Latent-space variational data assimilation in two-dimensional turbulence
Andrew Cleary, Qi Wang, Tamer A. Zaki
TL;DR
This work tackles the challenge of estimating a turbulent flow state from limited measurements by shifting the data assimilation problem from the full state space to a learned latent space. By encoding the vorticity field with an implicit rank-minimising autoencoder (IRMAE) and decoding to the physical state, the authors perform variational assimilation in latent space, linking latent updates to the state-space adjoint via the decoder Jacobian. Across two-dimensional Kolmogorov flow at moderate Reynolds numbers, latent-space DA yields up to ~2 orders of magnitude improvement in relative error over traditional state-space DA and SR-informed initializations, while better preserving small-scale features and enabling longer predictive horizons. The results demonstrate that observability can be substantially enhanced by choosing the right latent coordinates, suggesting a powerful integration of data-driven latent representations with physics-based adjoint-variational methods for turbulence state estimation.
Abstract
Starting from limited measurements of a turbulent flow, data assimilation (DA) attempts to estimate all the spatio-temporal scales of motion. Success is dependent on whether the system is observable from the measurements, or how much of the initial turbulent field is encoded in the available measurements. Adjoint-variational DA minimises the discrepancy between the true and estimated measurements by optimising the initial velocity or vorticity field (the `state space').

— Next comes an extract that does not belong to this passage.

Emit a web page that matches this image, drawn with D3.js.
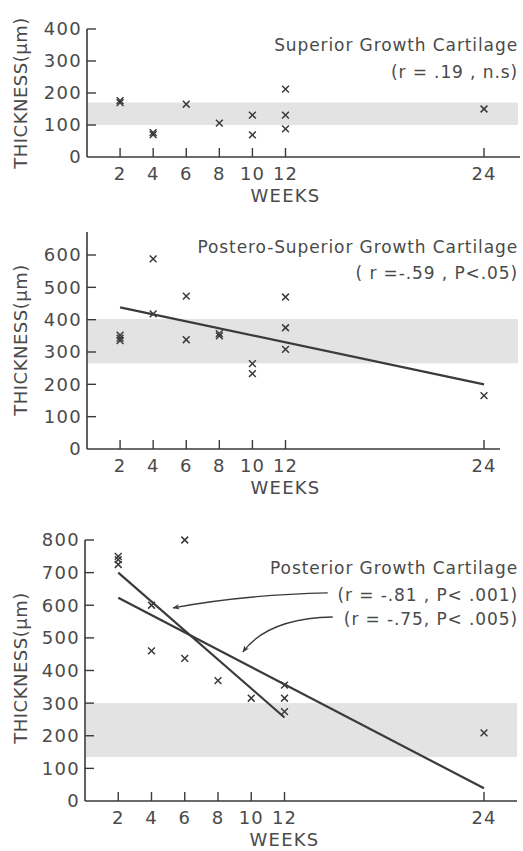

Here we propose to instead optimise in a lower-dimensional latent space which is learned by implicit rank minimising autoencoders. Assimilating in latent space, rather than state space, redefines the observability of the measurements and identifies the physically meaningful perturbation directions which matter most for accurate prediction of the flow evolution. When observing coarse-grained measurements of two-dimensional Kolmogorov flow at moderate Reynolds numbers, the proposed latent-space DA approach estimates the full turbulent state with a relative error improvement of two orders of magnitude over the standard state-space DA approach. The small scales of the estimated turbulent field are predicted more faithfully with latent-space DA, greatly reducing erroneous small-scale velocities typically introduced by state-space DA. These findings demonstrate that the observability of the system from available data can be greatly improved when turbulent measurements are assimilated in the right space, or coordinates.